Friday, January 30, 2009

Jan. 30, 2009

Turns out that ridding your neighborhood of the local Vampire and ridding a body of the disease that turned you into one, are pretty much the same.
With the local Vampire you simply drive a stake through its heart.
With an MDS patient you start by driving a pic-line into an arm.
Welcome to my first full day of Transplant.

Maybe- just maybe- it's not as bad as I've made it sound. But it's not something you wake up in the morning looking forward to with a 'Gee, I can hardly wait to get started' attitude.
Unless you're a glutton for punishment. Or facing the fact that after 17 years of praying for the next new thing and fighting your insurance company for virtually every on label , off label and experimental drug that's come along- you are out of options.

Because even with the hope of a cure -or at least a long remission- riding on every second of the next 100 days.Even with the professional, charming and extremely skilled doctors and nurses and a hospital campus that resembles a luxury spa.

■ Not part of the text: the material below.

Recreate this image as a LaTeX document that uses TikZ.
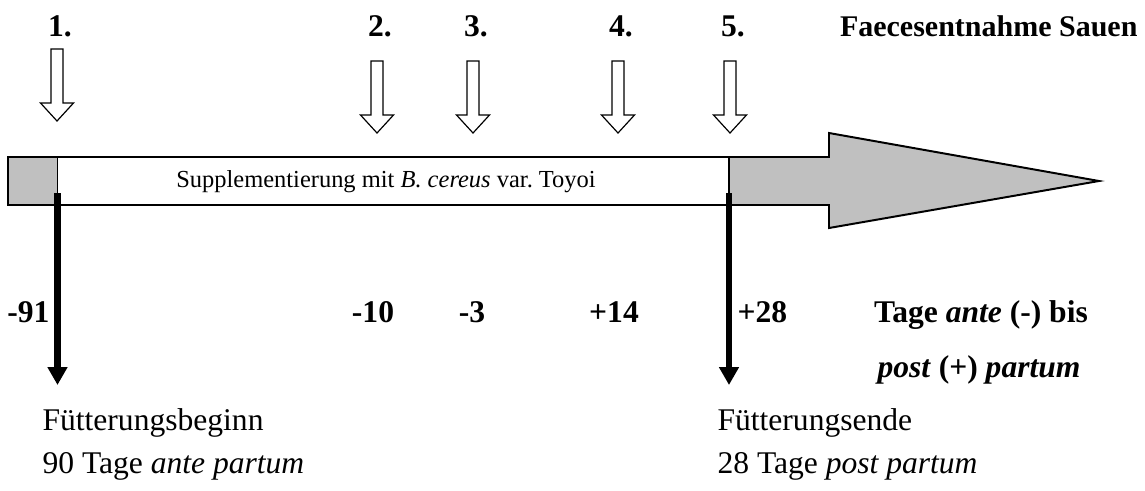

Deep in your soul you know you've been found guilty of being sick and sentenced to an undetermined term of hard labor.
By the end of the first day you've been sent to a well-furnished, sun-filled isolation cell.
The rules of detention have been carefully explained. And you've listened intently because you know that any infraction of these rules can lead to the most extreme of consequences.

You look at the lines connecting you to the 4,5,6 or seven bags hanging on a pole and dripping god knows what into your arms. You're told that at 11:30 that night you'll have a bag of mustard gas derivative pumped into your body...and you can't help it. Deep in your conscious you hear Susan Sarandon's voice is whispering in your ear and picture Sean Penn taking that long, last walk.
And then you remember that you've fought too long and worked too hard to let fear win out. At least for today.
If fate is intend on putting a stake through your heart, it's going to have to run awfully fast to catch you.

1 comment:

  1. Good thing you've kept up the swimming -- it's the speed you need to outrun fate!